Of course, the big election is tomorrow, but honestly, that whole shit show is thoroughly contemptible at nearly every level, and it’s hard to feel good about it in any way. Of course, one of the presidential candidates is clearly the ethically superior person, but neither is particularly impressive. I look back with real nostalgia on the Romney-Obama election.
Oh, well. It’s probably appropriate that it’s Guy Fawkes Day tomorrow. Penny for the Guy? Remember, remember the fifth of November, the gunpowder, treason, and plot. Let’s set this thing alight.
I have been rereading (and even editing) Outlaw’s Mind after removing the opening scene, thus making it into a story without that constraining ending. I think it’s a good story; better and more involved than I would have expected when I started it, with a tone that reminds me, oddly, of Stephen King’s Revival, though I’m not at all sure why.
It seems very unlikely that I will finish it, though. I would need to find some new lease on life, somehow, and right now my life credit score is abysmal, and the only existence I seem able to afford is metaphorically even more dreary and gross than the room in which I spend my evenings and weekends. I live alone in a single, cluttered, old place, but my mental and “spiritual” existence makes the physical location seem like an all-inclusive paradise vacation with one’s closest and dearest friends and family.
It’s all I deserve, really. I don’t want you to think I pity myself. I mean, I guess in a way I do, but it’s a contemptuous sort of self-pity, a kind of “look at that pathetic, pitiful, putrid excuse for a person” feeling.
I really could use some help‒some serious help, some professional help, probably some emergency help. But I know that I don’t deserve any help, I’m not worthy of help, I don’t merit any help. It would almost certainly be a waste of resources.
I’ve also had a huge back and leg pain flare-up this weekend, of the cause of which I’m far from certain. It has, however, made this last weekend almost anti-restful, even though I had Saturday off.

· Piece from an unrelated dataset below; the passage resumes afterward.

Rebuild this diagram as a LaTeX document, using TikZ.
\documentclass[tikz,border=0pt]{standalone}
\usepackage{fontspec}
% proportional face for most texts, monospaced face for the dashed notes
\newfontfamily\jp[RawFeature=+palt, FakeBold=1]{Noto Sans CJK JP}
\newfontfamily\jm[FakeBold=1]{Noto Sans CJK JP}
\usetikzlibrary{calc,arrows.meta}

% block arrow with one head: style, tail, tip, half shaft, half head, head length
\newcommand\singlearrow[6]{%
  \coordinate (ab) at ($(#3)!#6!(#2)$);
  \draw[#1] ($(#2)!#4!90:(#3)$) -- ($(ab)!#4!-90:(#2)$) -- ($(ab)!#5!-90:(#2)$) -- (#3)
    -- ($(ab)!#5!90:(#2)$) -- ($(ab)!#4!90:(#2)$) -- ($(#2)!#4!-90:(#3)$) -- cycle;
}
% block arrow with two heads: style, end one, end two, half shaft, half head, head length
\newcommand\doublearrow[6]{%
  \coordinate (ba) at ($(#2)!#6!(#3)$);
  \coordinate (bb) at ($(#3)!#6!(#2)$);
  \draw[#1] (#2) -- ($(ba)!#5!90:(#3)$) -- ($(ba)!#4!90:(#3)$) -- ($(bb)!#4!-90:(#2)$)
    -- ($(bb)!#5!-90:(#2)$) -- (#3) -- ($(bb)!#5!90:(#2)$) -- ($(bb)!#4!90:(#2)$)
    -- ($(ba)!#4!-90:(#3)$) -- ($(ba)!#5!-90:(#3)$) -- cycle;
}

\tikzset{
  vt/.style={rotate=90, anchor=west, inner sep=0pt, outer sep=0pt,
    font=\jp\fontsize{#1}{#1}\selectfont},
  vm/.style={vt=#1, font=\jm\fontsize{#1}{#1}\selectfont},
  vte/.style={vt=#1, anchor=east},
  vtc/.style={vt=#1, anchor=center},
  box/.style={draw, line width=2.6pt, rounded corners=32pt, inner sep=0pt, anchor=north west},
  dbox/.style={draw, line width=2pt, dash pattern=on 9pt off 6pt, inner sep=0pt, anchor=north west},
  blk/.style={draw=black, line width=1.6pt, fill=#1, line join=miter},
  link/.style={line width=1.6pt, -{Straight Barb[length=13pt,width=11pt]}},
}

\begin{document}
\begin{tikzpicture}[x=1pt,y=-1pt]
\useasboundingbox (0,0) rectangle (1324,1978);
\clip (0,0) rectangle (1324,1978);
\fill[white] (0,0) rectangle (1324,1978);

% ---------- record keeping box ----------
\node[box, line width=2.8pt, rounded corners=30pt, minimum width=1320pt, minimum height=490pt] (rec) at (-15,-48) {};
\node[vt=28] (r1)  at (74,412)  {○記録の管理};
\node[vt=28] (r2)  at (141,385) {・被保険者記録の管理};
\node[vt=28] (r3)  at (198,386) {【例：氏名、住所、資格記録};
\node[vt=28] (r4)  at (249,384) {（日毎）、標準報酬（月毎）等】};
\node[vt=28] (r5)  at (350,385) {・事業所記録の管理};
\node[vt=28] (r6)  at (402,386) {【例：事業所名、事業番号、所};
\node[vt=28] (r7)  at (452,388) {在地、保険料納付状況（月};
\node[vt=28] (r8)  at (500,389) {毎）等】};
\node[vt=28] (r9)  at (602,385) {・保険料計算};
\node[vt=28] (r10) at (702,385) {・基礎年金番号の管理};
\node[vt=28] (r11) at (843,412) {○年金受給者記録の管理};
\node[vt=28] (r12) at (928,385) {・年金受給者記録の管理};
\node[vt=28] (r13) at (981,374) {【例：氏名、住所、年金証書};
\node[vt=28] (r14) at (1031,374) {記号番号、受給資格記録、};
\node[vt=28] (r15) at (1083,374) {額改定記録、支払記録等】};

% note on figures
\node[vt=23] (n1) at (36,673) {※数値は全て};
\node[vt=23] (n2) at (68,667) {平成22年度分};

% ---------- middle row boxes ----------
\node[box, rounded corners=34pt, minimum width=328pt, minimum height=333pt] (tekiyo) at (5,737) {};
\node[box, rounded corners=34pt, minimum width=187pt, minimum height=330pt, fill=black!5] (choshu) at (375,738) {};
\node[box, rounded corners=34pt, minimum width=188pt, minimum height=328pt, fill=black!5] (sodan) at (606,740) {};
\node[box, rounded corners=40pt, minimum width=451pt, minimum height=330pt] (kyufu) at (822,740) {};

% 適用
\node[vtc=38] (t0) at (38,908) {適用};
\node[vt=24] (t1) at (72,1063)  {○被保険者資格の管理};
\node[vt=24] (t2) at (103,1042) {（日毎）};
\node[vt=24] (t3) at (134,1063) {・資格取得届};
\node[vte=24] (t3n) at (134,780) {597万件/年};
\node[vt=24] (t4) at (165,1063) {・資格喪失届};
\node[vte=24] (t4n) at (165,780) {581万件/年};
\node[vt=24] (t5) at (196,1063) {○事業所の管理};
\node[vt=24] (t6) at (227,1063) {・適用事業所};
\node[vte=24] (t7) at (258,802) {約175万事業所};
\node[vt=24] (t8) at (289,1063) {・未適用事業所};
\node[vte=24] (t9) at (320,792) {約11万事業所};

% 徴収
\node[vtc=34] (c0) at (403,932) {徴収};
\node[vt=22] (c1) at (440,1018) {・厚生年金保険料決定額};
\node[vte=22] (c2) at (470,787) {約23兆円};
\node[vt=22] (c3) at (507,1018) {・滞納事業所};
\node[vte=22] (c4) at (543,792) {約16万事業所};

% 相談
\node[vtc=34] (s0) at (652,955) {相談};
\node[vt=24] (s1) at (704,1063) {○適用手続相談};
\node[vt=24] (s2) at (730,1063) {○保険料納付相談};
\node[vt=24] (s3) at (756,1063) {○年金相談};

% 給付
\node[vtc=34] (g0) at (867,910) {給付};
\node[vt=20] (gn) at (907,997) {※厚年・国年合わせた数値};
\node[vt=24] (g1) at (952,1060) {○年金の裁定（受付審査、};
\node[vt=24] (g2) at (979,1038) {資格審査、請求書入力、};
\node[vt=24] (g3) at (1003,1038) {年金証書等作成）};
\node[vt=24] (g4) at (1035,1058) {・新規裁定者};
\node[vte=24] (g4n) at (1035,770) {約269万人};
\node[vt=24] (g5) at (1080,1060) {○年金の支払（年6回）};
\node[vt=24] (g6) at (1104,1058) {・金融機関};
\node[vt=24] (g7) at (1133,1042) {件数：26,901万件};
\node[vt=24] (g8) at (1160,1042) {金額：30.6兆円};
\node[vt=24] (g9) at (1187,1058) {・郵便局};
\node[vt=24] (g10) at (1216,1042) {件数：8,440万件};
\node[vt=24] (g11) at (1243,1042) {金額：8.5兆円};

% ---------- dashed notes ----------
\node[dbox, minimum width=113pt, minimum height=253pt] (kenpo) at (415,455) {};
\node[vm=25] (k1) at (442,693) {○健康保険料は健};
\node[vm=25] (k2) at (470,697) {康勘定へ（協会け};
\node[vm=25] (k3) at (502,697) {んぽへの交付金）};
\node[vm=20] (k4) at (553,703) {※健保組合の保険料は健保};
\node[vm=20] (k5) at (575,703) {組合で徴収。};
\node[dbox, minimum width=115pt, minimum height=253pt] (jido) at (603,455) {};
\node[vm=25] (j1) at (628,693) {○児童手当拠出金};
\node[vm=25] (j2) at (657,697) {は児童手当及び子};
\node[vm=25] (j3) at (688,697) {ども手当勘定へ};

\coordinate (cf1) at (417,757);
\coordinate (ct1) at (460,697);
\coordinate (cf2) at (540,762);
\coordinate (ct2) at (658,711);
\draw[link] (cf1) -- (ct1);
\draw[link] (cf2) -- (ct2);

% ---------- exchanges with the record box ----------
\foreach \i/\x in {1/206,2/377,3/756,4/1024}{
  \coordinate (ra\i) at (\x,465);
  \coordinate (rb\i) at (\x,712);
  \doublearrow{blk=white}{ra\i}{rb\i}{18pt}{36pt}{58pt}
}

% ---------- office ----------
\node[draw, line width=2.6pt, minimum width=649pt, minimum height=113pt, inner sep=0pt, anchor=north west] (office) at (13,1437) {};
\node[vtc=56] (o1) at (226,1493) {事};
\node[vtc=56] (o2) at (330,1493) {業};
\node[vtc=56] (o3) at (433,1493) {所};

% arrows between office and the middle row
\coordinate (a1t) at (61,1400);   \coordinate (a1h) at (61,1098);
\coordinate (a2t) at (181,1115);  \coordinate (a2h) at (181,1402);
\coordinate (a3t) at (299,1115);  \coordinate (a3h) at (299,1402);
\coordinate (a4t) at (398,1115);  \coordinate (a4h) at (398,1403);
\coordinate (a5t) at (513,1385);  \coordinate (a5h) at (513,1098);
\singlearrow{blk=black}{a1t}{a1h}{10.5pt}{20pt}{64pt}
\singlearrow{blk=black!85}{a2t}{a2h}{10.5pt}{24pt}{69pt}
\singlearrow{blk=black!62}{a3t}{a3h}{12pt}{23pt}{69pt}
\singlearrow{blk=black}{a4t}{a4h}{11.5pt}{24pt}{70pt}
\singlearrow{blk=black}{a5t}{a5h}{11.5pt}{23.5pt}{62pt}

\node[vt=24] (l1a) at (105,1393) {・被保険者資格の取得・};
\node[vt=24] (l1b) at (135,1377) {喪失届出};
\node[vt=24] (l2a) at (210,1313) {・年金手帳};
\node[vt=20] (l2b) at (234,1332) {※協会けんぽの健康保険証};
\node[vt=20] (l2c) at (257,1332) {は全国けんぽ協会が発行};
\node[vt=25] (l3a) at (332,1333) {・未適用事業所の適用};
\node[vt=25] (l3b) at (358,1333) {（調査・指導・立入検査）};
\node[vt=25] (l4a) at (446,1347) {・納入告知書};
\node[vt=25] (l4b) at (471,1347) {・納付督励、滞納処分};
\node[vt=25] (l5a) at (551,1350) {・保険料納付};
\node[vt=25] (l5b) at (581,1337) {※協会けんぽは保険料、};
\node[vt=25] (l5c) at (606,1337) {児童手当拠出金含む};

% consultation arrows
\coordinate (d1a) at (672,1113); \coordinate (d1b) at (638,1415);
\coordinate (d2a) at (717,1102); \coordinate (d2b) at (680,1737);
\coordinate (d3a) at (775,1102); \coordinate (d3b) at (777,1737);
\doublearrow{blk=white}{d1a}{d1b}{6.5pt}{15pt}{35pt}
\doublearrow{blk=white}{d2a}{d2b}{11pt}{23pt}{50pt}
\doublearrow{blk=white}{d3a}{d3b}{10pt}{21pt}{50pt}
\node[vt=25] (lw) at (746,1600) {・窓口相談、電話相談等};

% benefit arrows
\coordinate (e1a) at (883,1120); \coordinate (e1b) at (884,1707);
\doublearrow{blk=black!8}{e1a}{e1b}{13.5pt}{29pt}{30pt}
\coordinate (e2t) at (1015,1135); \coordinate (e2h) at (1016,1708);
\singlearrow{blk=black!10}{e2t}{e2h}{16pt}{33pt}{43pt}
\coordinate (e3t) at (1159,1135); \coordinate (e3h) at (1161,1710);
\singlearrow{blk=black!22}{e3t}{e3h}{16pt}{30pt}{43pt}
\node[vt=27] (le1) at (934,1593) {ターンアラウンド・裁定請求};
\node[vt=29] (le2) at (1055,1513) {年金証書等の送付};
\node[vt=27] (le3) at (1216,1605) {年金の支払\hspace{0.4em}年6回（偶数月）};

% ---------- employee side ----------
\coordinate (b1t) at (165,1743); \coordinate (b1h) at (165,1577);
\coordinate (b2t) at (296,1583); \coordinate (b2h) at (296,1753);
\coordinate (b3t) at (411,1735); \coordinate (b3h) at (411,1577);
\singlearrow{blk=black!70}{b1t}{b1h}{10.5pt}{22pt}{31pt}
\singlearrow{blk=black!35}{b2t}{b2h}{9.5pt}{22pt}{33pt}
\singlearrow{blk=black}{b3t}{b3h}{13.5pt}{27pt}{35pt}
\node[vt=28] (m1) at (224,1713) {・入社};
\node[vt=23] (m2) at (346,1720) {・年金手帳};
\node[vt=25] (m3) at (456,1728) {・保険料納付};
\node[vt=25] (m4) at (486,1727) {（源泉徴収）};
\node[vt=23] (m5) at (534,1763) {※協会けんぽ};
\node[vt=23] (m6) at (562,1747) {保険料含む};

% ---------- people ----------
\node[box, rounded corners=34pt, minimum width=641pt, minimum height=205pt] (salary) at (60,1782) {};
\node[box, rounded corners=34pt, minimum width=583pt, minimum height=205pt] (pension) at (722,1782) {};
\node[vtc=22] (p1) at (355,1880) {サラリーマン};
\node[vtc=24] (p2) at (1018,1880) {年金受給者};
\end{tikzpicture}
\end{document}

I did nothing to celebrate Halloween this year, despite the fact that it’s generally my favorite holiday. Then again, I did nothing to celebrate my birthday, either. As I said in a post on Facebook, I have no interest in anything. Everything is uninteresting. I would just like to stop being in pain, to stop feeling like I have to keep pushing forward, to keep moving and doing, just because that’s what one is “supposed” to do.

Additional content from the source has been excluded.